905559My Rating: 3/5 Stars

Date Read: 19 July 2017

Published by Hodder and Stoughton, 2007

Verdict: Ticks all my boxes. Could have been better.

Find it on Goodreads.

High in his attic bedroom, twelve-year-old David mourns the death of his mother, with only the books on his shelf for company. But those books have begun to whisper to him in the darkness. Angry and alone, he takes refuge in his imagination and soon finds that reality and fantasy have begun to meld. While his family falls apart around him, David is violently propelled into a world that is a strange reflection of his own — populated by heroes and monsters and ruled by a faded king who keeps his secrets in a mysterious book, The Book of Lost Things.

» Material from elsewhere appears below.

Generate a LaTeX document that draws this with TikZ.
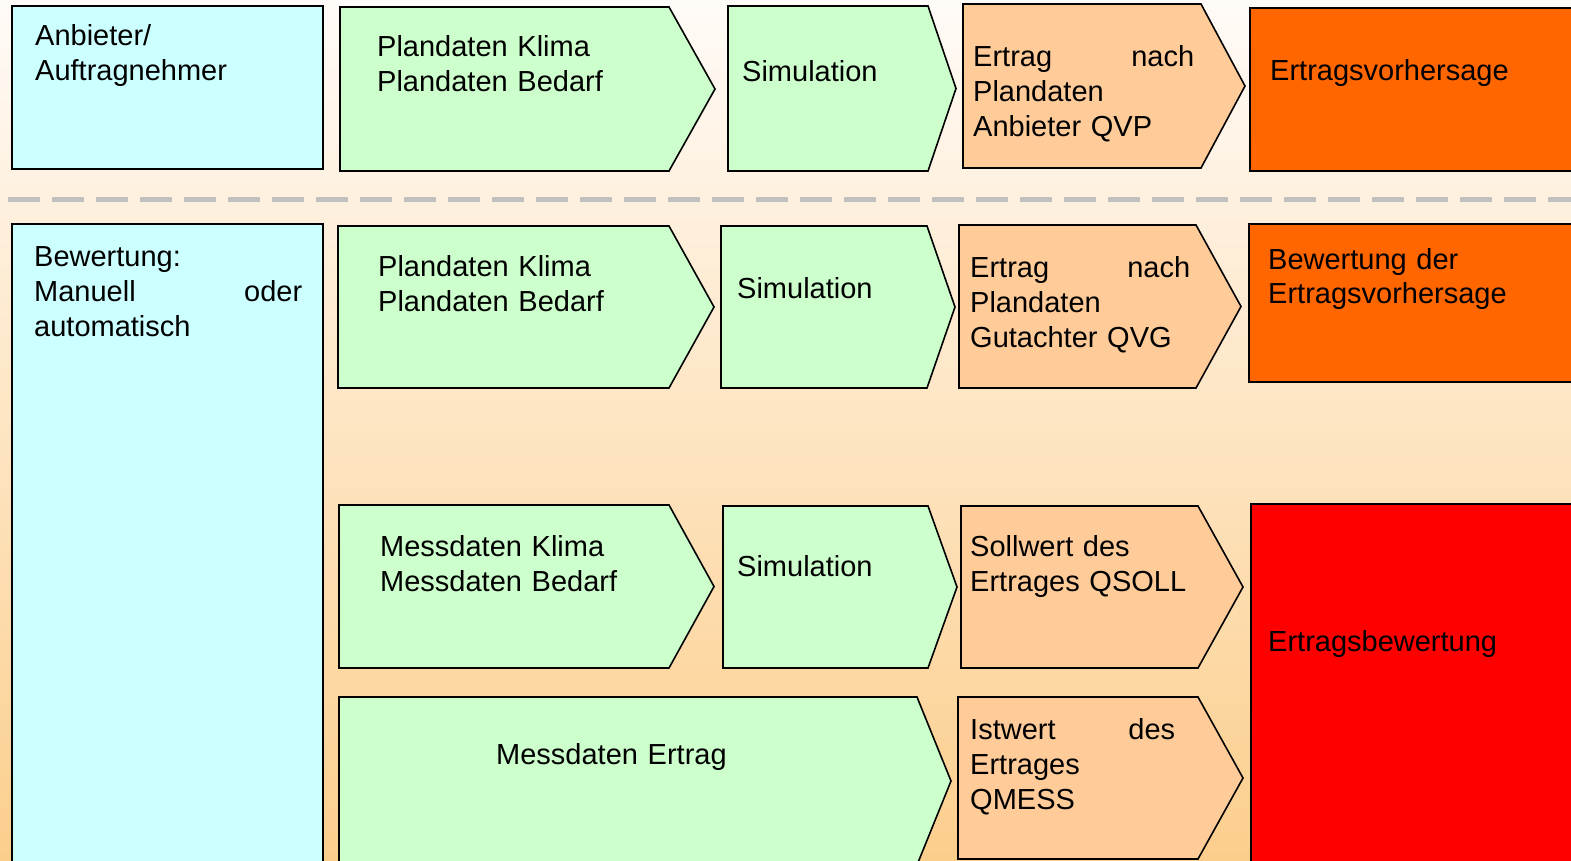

Taking readers on a vivid journey through the loss of innocence into adulthood and beyond, New York Times bestselling author John Connolly tells a dark and compelling tale that reminds us of the enduring power of stories in our lives.

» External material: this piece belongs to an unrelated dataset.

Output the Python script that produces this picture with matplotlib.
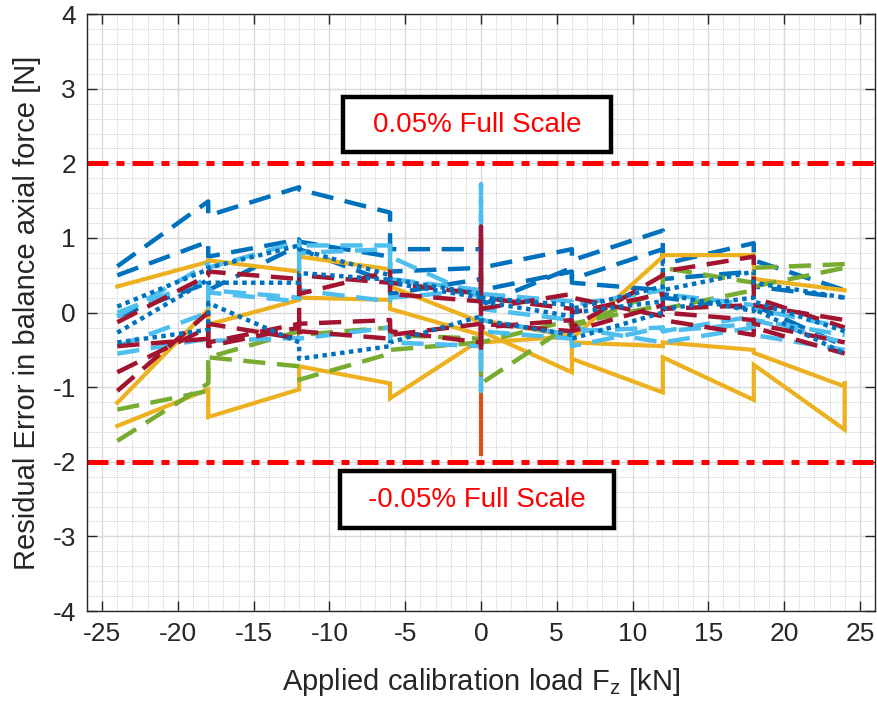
import matplotlib
matplotlib.use("Agg")
import matplotlib.pyplot as plt
from matplotlib.patches import Rectangle
from matplotlib.ticker import MultipleLocator

plt.rcParams['font.family'] = ['Liberation Sans', 'DejaVu Sans']
plt.rcParams['mathtext.fontset'] = 'custom'
plt.rcParams['mathtext.rm'] = 'Liberation Sans'
plt.rcParams['mathtext.it'] = 'Liberation Sans'
plt.rcParams['axes.unicode_minus'] = False

# ---------------- data ----------------
F16 = [-24, -18, -18, -12, -12, -6, -6, 0, 0, 6, 6, 12, 12, 18, 18, 24]
F17 = [-24, -18, -18, -12, -12, -6, -6, 0, 0, 6, 6, 12, 12, 18, 18, 24, 24]
F18 = [-24, -18, -18, -12, -12, -6, -6, 0, 0, 0, 0, 6, 6, 12, 12, 18, 18, 24]

blue_dash_1 = [0.62, 1.49, 1.30, 1.68, 1.65, 1.34, 0.85, 0.85, 0.60, 0.85, 0.70, 1.10, 0.65, 0.93, 0.70, 0.30]
blue_dash_2 = [0.50, 0.95, 0.75, 0.98, 0.95, 0.75, 0.55, 0.60, 0.30, 0.55, 0.45, 0.85, 0.45, 0.55, 0.35, 0.20]
blue_dash_3 = [-0.05, 0.40, 0.30, 0.90, 0.85, 0.40, 0.25, 0.45, 0.10, 0.60, 0.40, 0.30, 0.20, 0.05, 0.10, -0.45]

blue_dot_1 = [0.08, 0.58, 0.60, 0.90, 0.85, 0.50, 0.45, 0.25, 0.20, 0.10, 0.05, 0.35, 0.30, 0.55, 0.40, 0.20]
blue_dot_2 = [-0.40, -0.23, 0.13, -0.40, -0.62, -0.45, -0.40, -0.05, -0.10, -0.30, -0.35, 0.00, 0.05, 0.20, 0.15, -0.25]
blue_dot_3 = [-0.27, 0.44, 0.40, 0.40, 0.53, 0.44, 0.40, 0.20, 0.15, -0.05, 0.00, 0.15, 0.25, 0.02, 0.05, -0.55]

lblue_1 = [-0.45, 0.00, 0.30, 0.20, 0.90, 0.90, 0.75, 0.20, 1.72, -1.05, -0.10, -0.30, -0.45, -0.20, -0.25, -0.05, -0.10, -0.40]
lblue_2 = [-0.05, 0.65, 0.60, 0.95, 0.80, 0.85, 0.45, 0.30, 0.05, -0.10, -0.20, -0.40, -0.40, -0.20, -0.30, -0.50]
lblue_3 = [-0.55, -0.35, -0.38, -0.34, -0.35, -0.20, -0.40, -0.45, -0.25, -0.35, -0.25, -0.20, -0.25, -0.15, -0.10, -0.30]
lblue_4 = [0.00, 0.45, 0.27, 0.15, 0.30, 0.15, 0.20, 0.30, 0.25, 0.15, 0.10, 0.30, 0.25, 0.10, 0.05, -0.20]

dred_1 = [-1.05, 0.00, -0.40, -0.15, 0.50, 0.40, 0.40, 0.25, 1.15, -0.55, -0.20, -0.10, -0.20, 0.50, 0.55, 0.75, 0.20, -0.20]
dred_2 = [-0.80, -0.20, -0.45, -0.20, -0.15, -0.10, -0.25, -0.40, -0.15, -0.25, -0.25, 0.10, 0.05, 0.10, 0.10, -0.10]
dred_3 = [-0.13, 0.50, 0.55, 0.45, 0.25, 0.55, 0.25, 0.15, 0.20, 0.05, 0.00, 0.25, 0.00, -0.10, -0.15, -0.40]
dred_4 = [-0.45, -0.35, -0.15, -0.35, -0.25, -0.35, -0.30, -0.15, 0.05, 0.25, 0.20, -0.05, -0.10, -0.30, -0.20, -0.55]

green_1 = [-1.72, -0.95, -0.60, -0.72, -0.90, -0.55, -0.50, -0.40, -0.95, -0.15, -0.20, 0.30, 0.60, 0.40, 0.60, 0.65]
green_2 = [-1.30, -1.05, -0.60, -0.25, -0.30, -0.20, -0.30, -0.35, -0.40, -0.10, -0.15, 0.10, 0.05, 0.30, 0.35, 0.60]

yellow_1 = [-1.52, -1.03, -1.40, -1.03, -0.72, -0.95, -1.15, -0.36, -0.40, -0.32, -0.62, -1.07, -0.60, -1.17, -0.70, -1.57, -0.95]
yellow_2 = [-1.21, 0.04, -0.16, 0.17, 0.20, 0.17, 0.05, -0.30, -0.25, -0.80, -0.40, -0.45, -0.40, -0.50, -0.54, -0.99, -0.95]
yellow_3 = [0.35, 0.68, 0.70, 0.55, 0.75, 0.58, 0.35, -0.13, -0.10, -0.32, -0.35, 0.75, 0.77, 0.77, 0.45, 0.30]

orange_x = [0, 0]
orange_1 = [-0.45, -1.90]

limit_upper = 2.0
limit_lower = -2.0
label_upper = "0.05% Full Scale"
label_lower = "-0.05% Full Scale"

# ---------------- style ----------------
C_BLUE = '#0072BD'
C_ORANGE = '#D95319'
C_YELLOW = '#EDB120'
C_GREEN = '#77AC30'
C_LBLUE = '#4DBEEE'
C_DRED = '#A2142F'

DASH = (5.0, 2.6)
DOT = (1.0, 1.0)

series = [
    (F16, blue_dash_1, C_BLUE, DASH),
    (F16, blue_dash_2, C_BLUE, DASH),
    (F16, blue_dash_3, C_BLUE, DASH),
    (F17, yellow_1, C_YELLOW, None),
    (F17, yellow_2, C_YELLOW, None),
    (F16, yellow_3, C_YELLOW, None),
    (orange_x, orange_1, C_ORANGE, None),
    (F16, green_1, C_GREEN, DASH),
    (F16, green_2, C_GREEN, DASH),
    (F18, lblue_1, C_LBLUE, DASH),
    (F16, lblue_2, C_LBLUE, DASH),
    (F16, lblue_3, C_LBLUE, DASH),
    (F16, lblue_4, C_LBLUE, DASH),
    (F18, dred_1, C_DRED, DASH),
    (F16, dred_2, C_DRED, DASH),
    (F16, dred_3, C_DRED, DASH),
    (F16, dred_4, C_DRED, DASH),
    (F16, blue_dot_1, C_BLUE, DOT),
    (F16, blue_dot_2, C_BLUE, DOT),
    (F16, blue_dot_3, C_BLUE, DOT),
]

fig = plt.figure(figsize=(8.77, 7.08), dpi=100)
ax = fig.add_axes([0.0992, 0.137, 0.8985, 0.843])

for xs, ys, col, dash in series:
    if dash is None:
        ax.plot(xs, ys, color=col, lw=3.0, solid_joinstyle='miter')
    else:
        ax.plot(xs, ys, color=col, lw=3.2, linestyle=(0, dash), dash_capstyle='butt')

# limits
for yv in (limit_upper, limit_lower):
    ax.axhline(yv, color='#FF0000', lw=3.6, linestyle=(0, (4.2, 1.6, 1.6, 1.6)))

ax.set_xlim(-26, 26)
ax.set_ylim(-4, 4)
ax.xaxis.set_major_locator(MultipleLocator(5))
ax.xaxis.set_minor_locator(MultipleLocator(1))
ax.yaxis.set_major_locator(MultipleLocator(1))
ax.yaxis.set_minor_locator(MultipleLocator(0.2))

ax.grid(which='major', color='#DADADA', lw=1.0, linestyle='-')
ax.grid(which='minor', color='#BDBDBD', lw=0.6, linestyle=(0, (1, 1.5)))
ax.set_axisbelow(True)

ax.tick_params(which='major', direction='in', length=7, width=1, top=True, right=True,
               labelsize=19, colors='#262626', pad=8)
ax.tick_params(which='minor', length=0)
for s in ax.spines.values():
    s.set_color('#262626')
    s.set_linewidth(1.0)

# text boxes
boxes = [((-9.1, 2.15, 17.7, 0.74), label_upper), ((-9.3, -2.89, 18.1, 0.76), label_lower)]
for (x0, y0, w, h), txt in boxes:
    ax.add_patch(Rectangle((x0, y0), w, h, fill=True, facecolor='white', edgecolor='black', lw=3.2, zorder=5))
    ax.text(x0 + w / 2, y0 + h / 2, txt, color='#FF0000', fontsize=20, ha='center', va='center', zorder=6)

ax.set_xlabel(r'Applied calibration load F$_{\mathregular{z}}$ [kN]', fontsize=21, color='#262626', labelpad=14)
ax.set_ylabel('Residual Error in balance axial force [N]', fontsize=21, color='#262626', labelpad=8)

fig.savefig('out.png', dpi=100)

I am as surprised as anyone about my rating – I genuinely thought I would adore this book. So much in fact that I kept putting off reading it to ensure I’d get the most of it. On the surface, this book is perfect for me as it combines many of my favourite things: fairy tales, hidden worlds, adult books with children as the lenses through which to see these hidden worlds, re-tellings, a sibling relationship that feels real, imaginative world building and and and.

Don’t get me wrong, this book was perfectly alright; it is very readable and well-plotted. The characters and their relationships make sense, the world created is interesting, and the fairy tales are well integrated. I am still dissappointed because it could have been SO much better.

We follow David who is mourning his mother and feels betrayed that his father has found a new wife and had a child with her. He starts having seizures and seeing and hearing strange things until he finds himself in a new world – a world so very strange but still familiar, one where he has to fear for his life and will have to be braver than he has ever been.

See, that sounds just like my type of book. Maybe my expecation just were too high and I was hoping for it to be more like “Pan’s Labyrinth” – one of my all-time favourite movies. I thought the atmosphere could have been developed better to more work with the world detailed. I found the language to be too simplistic or not simplistic enough, I am not sure – if you are going to use different fairy tales to weave your tapestry your language needs to mirror those very closely or not at all. I reckon I caught most allusions to different fairy tales – I did grow up reading fairy tales, again and again and again – and this might actually have been one of my problems. The world felt very familiar to me and as such never completely original (I know that originality wasn’t the point, I still think it could have been fresher).

So yeah, kind of dissappointed but still a very readable book.

First sentence: “Once upon a time – for that is how all stories should begin – there was a boy who lost his mother.”